The SQL statement follows. A few things to note:
- You can edit section DR1 to set the starting date and the range of your date dimension. In the code below, we start generating dates from year 2000 through 2030.
- A week starts from Monday (1) and ends on Sunday (7).
- The first week of the year usually belongs to the previous year. For example, on January 1, 2000, the year-of-week is 1999, and the week-of-year is 52.

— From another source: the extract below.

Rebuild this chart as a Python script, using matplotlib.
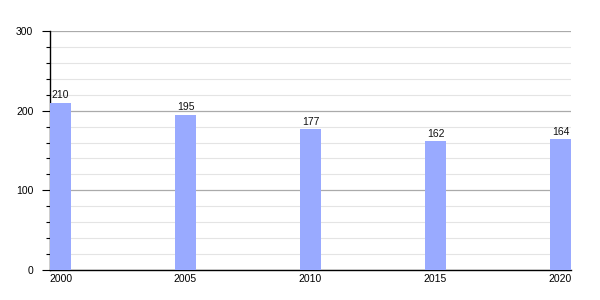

- You should add columns to this table to mark special dates such as holidays and significant events of the company.
create table datedim as
with
DR1 as (
-- You can change the range here!
-- epoch starting 2000-01-03, for 30 years
-- must start on a Monday and end on a Sunday to avoid partial week
select n,
'2000-01-03'::date as first_date,
'2000-01-03'::date + n as date
from generate_series(0, '2031-01-05'::date - '2000-01-03') n
),
DR2 as (
select *,
extract(dow from first_date) as day_of_first_date,
(date - first_date) + 1 as doe,
extract(year from date)::int - 2000 + 1 as yoe,
extract(week from date)::int as woy,
extract(day from date)::int as dom,
extract(dow from date)::int as dow,
extract(doy from date)::int as doy,
extract(month from date)::int as m,
extract(quarter from date)::int as q,
extract(year from date)::int as y
from DR1
),
DR3 as (
select *,
(case when m = 1 and woy > 50 then y - 1 else y end) as yow,
(8 - (case when day_of_first_date = 0
then 7 else day_of_first_date end))::int % 7 as dayoffset
from DR2
),
DR4 as (
select *,
((m - 1) / 6) + 1 as h, -- half of year
(doe - 1 - dayoffset + 7) / 7 + 1 as woe,
(yoe - 1) * 12 + m as moe,
(yoe - 1) * 4 + ((m - 1) / 3) + 1 as qoe,
(1 <= dow and dow <= 5) as is_weekday,
not (1 <= dow and dow <= 5) as is_weekend
from DR3
),
MonthGroup as (
select moe, max(date) as last_date_of_month from DR4 group by 1
),
WeekGroup as (
select woe, min(date) as first_date_of_week,
max(date) as last_date_of_week from DR4 group by 1
)
select
to_char(date, 'YYYYMMDD')::int as date_key,
date,
y, -- year (YYYY)
m, -- month (1..12)
dom as d, -- day of month (1..31)
q, -- quarter (1..4)
h, -- half (1..2)
dow, -- day of week (1..7)
doy, -- day of year (1..366)
yow, -- year of week
woy, -- week of year
doe, -- day of epoch
DR4.woe, -- week of epoch
DR4.moe, -- month of epoch
yoe, -- year of epoch
is_weekday, -- true if Mon .. Fri
is_weekend, -- true if Sat or Sun
first_date_of_week, -- date of Mon in week
last_date_of_week, -- date of Sun in week
last_date_of_month, -- date of last day in month
yow||'-W'||LPAD(woy::text, '0', 2) as yw, -- e.g.2015-W05
to_char(date, 'yyyy-mm') as ym, -- e.g. 2015-07
y||'-Q'||q as yq, -- e.g. 2015-Q3
0::bool as is_holiday
from DR4
join MonthGroup using (moe)
join WeekGroup using (woe)
;
-- Insert the *special date row* indicating invalid date
-- All columns are NULL except the date_key field.
insert into datedim (date_key) values (99999999);
-- Populate holidays manually.
-- Populate other special dates manually.